Mariel Távara, a Demus official, told me the organisation has appealed for help to the United Nations and the IACHR, “the only ones that until now have listened to us.” The Peruvian government has told the IAHCR that the matter is being reviewed by a senior prosecutor, but campaigners remain skeptical of the government’s commitment to the victims. Távara said the present administration, headed by a former army officer who led a failed military uprising against Fujimori in 2000, sees the case “only as an issue against the Fujimorist party”—Fuerza Popular, a conservative opposition grouping led by the former president’s daughter Keiko.

Some victims were abandoned by their spouses after sterilisation, and say that the operations destroyed their families. Huayama’s husband stayed with her, but she has other problems. Like many victims, she complains of pain and disabilities resulting from the surgery. Her belly is swollen, and does not allow her to work in the fields as before. To survive, she sells fruits and vegetables at a market, and looks after the AMHBA house, where she helps raise a small herd of rabbits and guinea pigs. Since she moved to Huancabamba from her village a few years ago, she has learned to read and write, and now organises other victims to speak up for justice.

Torivio Ramirez Aguirre, one of only a few sterilised men I could get to speak openly, also told me of complications, which he blamed on his vasectomy in 1996, when he was twenty-three years old. “Every day my health gets worse, my kidneys hurt,” he told me at the AMHBA house. He added that “the same thing happens to my cousin,” who was also sterilised. “They came and took us to Piura. It was a long journey. We were seven men from the province of Huancabamba.” The men were told they would be operated on to prevent them from having children, but that the effect would be temporary. “They deceived us.” Ramirez and his wife have a single child, a daughter born before the surgery, who he said lives in Lima and is now engaged. He would have liked to have more children. “Here in the fields what we need is a big family,” he explained, “to work and to support us when we grow old.”

I joined Huayama on a visit to Vilelapampa village, a forty-minute drive from Huancabamba over a mountain that locals say has the face of a devil and looks like a bull at night. There I met Martha Angelica Peña and Clarisa Gertrudis Yarauanca, two friends of Huayama’s who have given up on the fight. “We continue to remember and talk about what they did to us, but what for?” Peña said. Her husband recently died, and Yarauanca’s is sick. Their fields are dry, and this year did not yield enough for them to even feed themselves.

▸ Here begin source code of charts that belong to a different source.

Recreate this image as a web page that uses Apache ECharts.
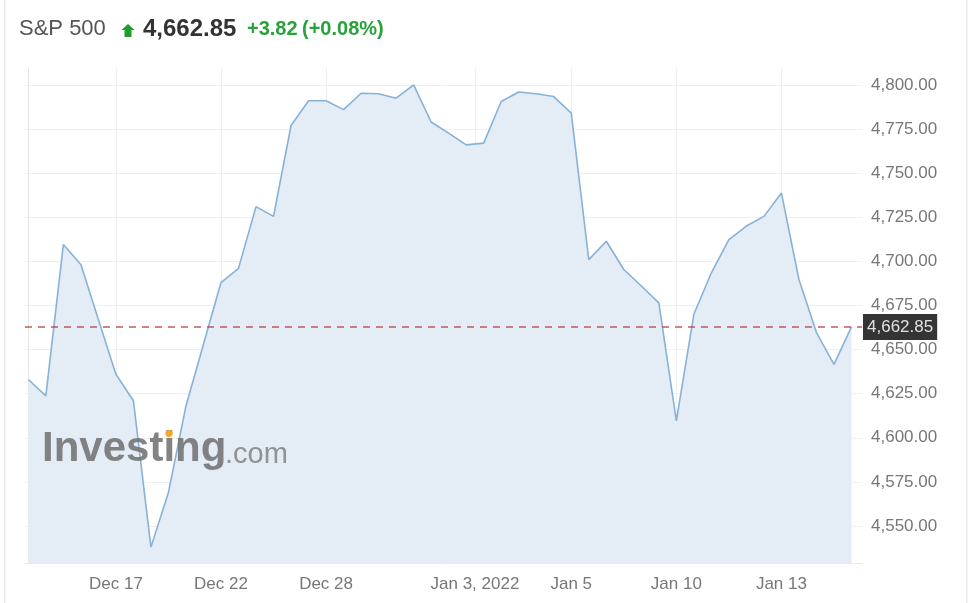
<!DOCTYPE html>
<html>
<head>
<meta charset="utf-8">
<script src="https://cdn.jsdelivr.net/npm/echarts@6/dist/echarts.min.js"></script>
<style>html,body{margin:0;padding:0;background:#fff}#c{width:970px;height:603px}</style>
</head>
<body>
<div id="c"></div>
<script>
var prices = [4633, 4623.7, 4709.5, 4698.2, 4667, 4636, 4621, 4538, 4569, 4618,
  4653, 4688, 4696, 4731, 4725.5, 4777, 4791, 4791, 4786, 4795.3,
  4795, 4792.5, 4800, 4779, 4772.7, 4766, 4767, 4790.6, 4796, 4795,
  4793.4, 4784, 4701, 4711.4, 4695.4, 4686, 4676.5, 4609.6, 4670, 4693.5,
  4712.3, 4720, 4725.5, 4738.7, 4689.7, 4659.6, 4641.6, 4662.85];
var dateTickPos = [5, 11, 17, 25.5, 31, 37, 43];
var dateTickText = ['Dec 17', 'Dec 22', 'Dec 28', 'Jan 3, 2022', 'Jan 5', 'Jan 10', 'Jan 13'];
var priceTicks = [4550, 4575, 4600, 4625, 4650, 4675, 4700, 4725, 4750, 4775, 4800];
var lastPrice = 4662.85;
var headerName = 'S&P 500';
var headerPrice = '4,662.85';
var headerChange = '+3.82';
var headerPct = '(+0.08%)';

var points = prices.map(function (v, i) { return [i, v]; });
var fmt = function (v) {
  return v.toLocaleString('en-US', {minimumFractionDigits: 2, maximumFractionDigits: 2});
};
var font = '"Liberation Sans", Arial, sans-serif';

var chart = echarts.init(document.getElementById('c'), null, {renderer: 'canvas'});
chart.setOption({
  animation: false,
  backgroundColor: '#fff',
  grid: {left: 25, right: 108, top: 68, bottom: 40, containLabel: false},
  xAxis: {
    type: 'value', min: -0.19, max: 47.6,
    axisLine: {show: true, lineStyle: {color: '#eaeaea'}},
    axisTick: {show: false, customValues: dateTickPos},
    splitLine: {show: true, lineStyle: {color: '#efefef', width: 1}},
    axisLabel: {
      customValues: dateTickPos,
      color: '#777', fontFamily: font, fontSize: 17, margin: 13,
      formatter: function (v) {
        var k = dateTickPos.indexOf(v);
        return k >= 0 ? dateTickText[k] : '';
      }
    }
  },
  yAxis: {
    type: 'value', position: 'right', min: 4529, max: 4809.6, scale: true,
    axisLine: {show: true, lineStyle: {color: '#e6e6e6'}},
    axisTick: {show: false, customValues: priceTicks},
    splitLine: {show: true, lineStyle: {color: '#f0f0f0', width: 1}},
    axisLabel: {
      customValues: priceTicks,
      color: '#777', fontFamily: font, fontSize: 17, margin: 9,
      formatter: function (v) { return fmt(v); }
    }
  },
  series: [{
    type: 'line',
    data: points,
    showSymbol: false,
    lineStyle: {color: '#86b2d8', width: 1.6},
    areaStyle: {color: '#e4edf6', opacity: 1},
    z: 2,
    markLine: {
      silent: true,
      symbol: ['none', 'none'],
      lineStyle: {color: '#b8403d', type: [7, 6], width: 1.5, opacity: 0.85},
      label: {
        show: true, position: 'end', distance: 1,
        formatter: function () { return fmt(lastPrice); },
        backgroundColor: '#111', color: '#fff', fontFamily: font, fontSize: 17,
        padding: [5, 4, 4, 4]
      },
      data: [{yAxis: lastPrice}]
    }
  }],
  graphic: [
    {type: 'rect', shape: {x: 4, y: 0, width: 1.5, height: 603}, style: {fill: '#e8e8e8'}, silent: true},
    {type: 'rect', shape: {x: 966, y: 0, width: 1.5, height: 603}, style: {fill: '#ececec'}, silent: true},
    {type: 'text', left: 19, top: 18, style: {text: headerName, font: '22px ' + font, fill: '#555'}},
    {type: 'polygon', shape: {points: [[128, 24], [134.5, 30], [131.5, 30], [131.5, 37], [124.5, 37], [124.5, 30], [121.5, 30]]}, style: {fill: '#1f9d2e'}},
    {type: 'text', left: 143, top: 17, style: {text: headerPrice, font: 'bold 24px ' + font, fill: '#333'}},
    {type: 'text', left: 247, top: 19, style: {text: headerChange, font: 'bold 20px ' + font, fill: '#27a33a'}},
    {type: 'text', left: 302, top: 19, style: {text: headerPct, font: 'bold 20px ' + font, fill: '#27a33a'}},
    {type: 'text', left: 42, top: 428, z: 50, style: {text: 'Investing', font: 'bold 42px ' + font, fill: '#727272', opacity: 0.88}},
    {type: 'text', left: 225, top: 440, z: 50, style: {text: '.com', font: '29px ' + font, fill: '#858585', opacity: 0.88}},
    {type: 'circle', shape: {cx: 169, cy: 433.5, r: 3.6}, z: 51, style: {fill: '#f5a623'}}
  ]
});
</script>
</body>
</html>
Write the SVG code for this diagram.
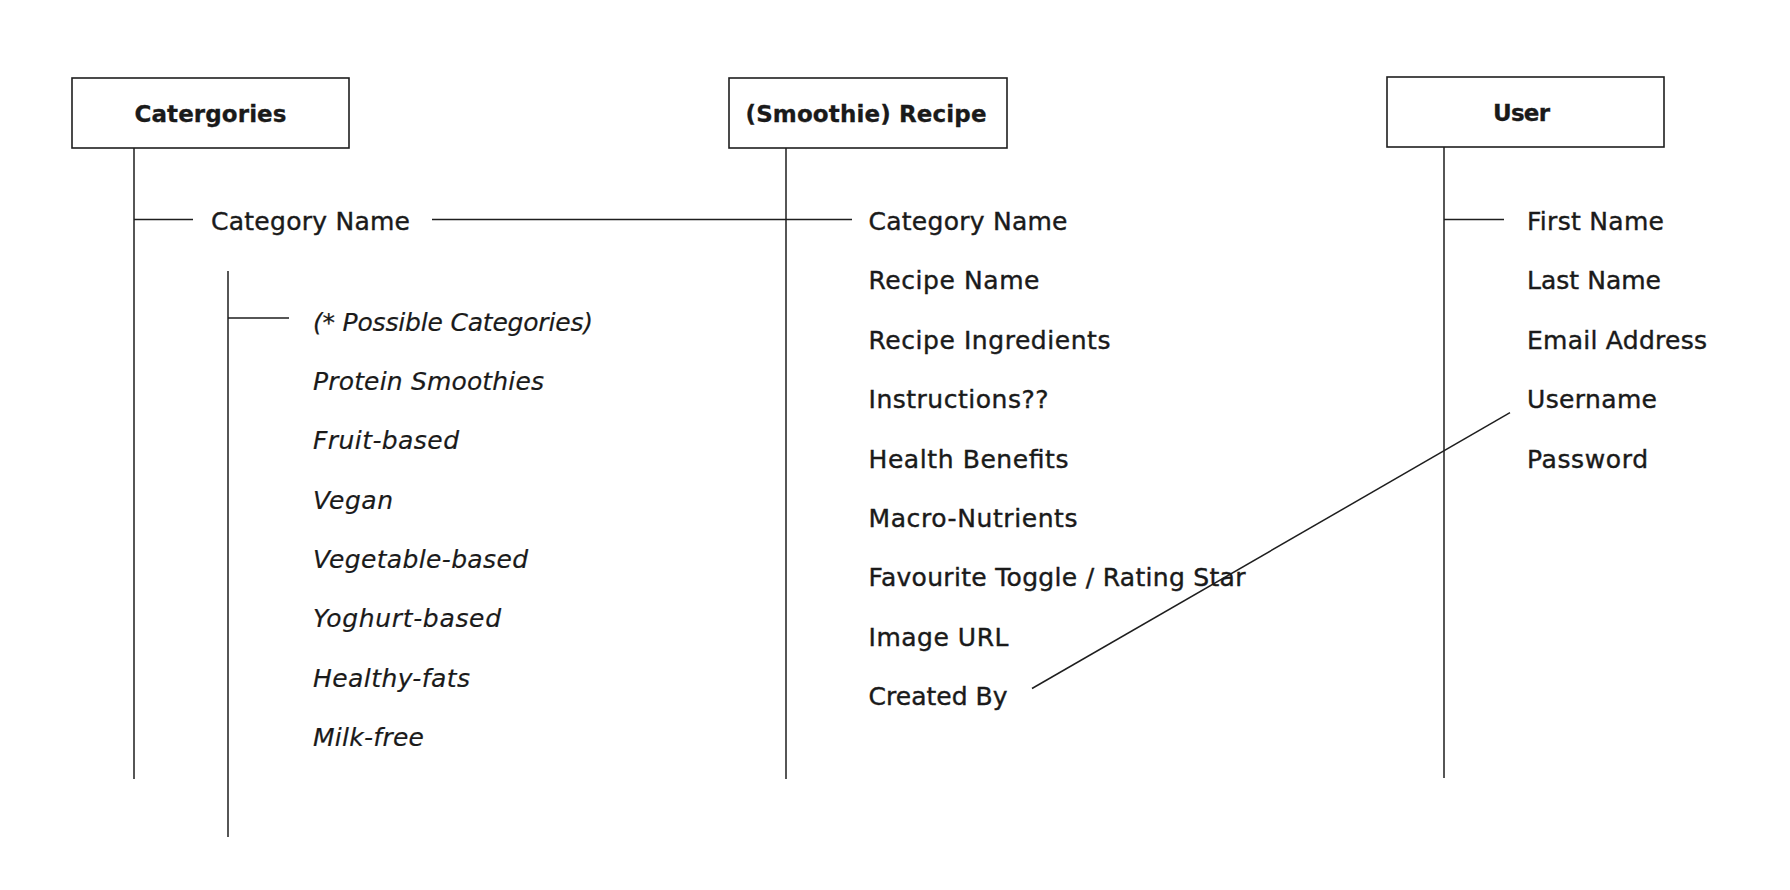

Peña gave birth to seven children, but only four still survive. Of them, three have left in search of work. Her youngest child, fifteen-year-old Nancy, is the only one left. Mother and daughter live together in a one-room stone house with a thatched roof, illuminated by a single, dim bulb. The teenager listened silently as Huayama explained a new idea to her friends: a women’s cooperative to make ponchos, blankets and bags to sell at markets in small towns and in Lima.

Yarauanca’s children have all left to look for work too. When I asked her how many she had, she told me, “Eight—seven alive and one dead.” But, she added, “I’m missing four,” counting those she could not have.


Claudia Bellante is an independent Italian journalist who reports on social issues in Latin America. She collaborates with several magazines across the world, including Internazionale in Italy, Rhythms Monthly in Taiwan, and Marie Claire and El País in Spain.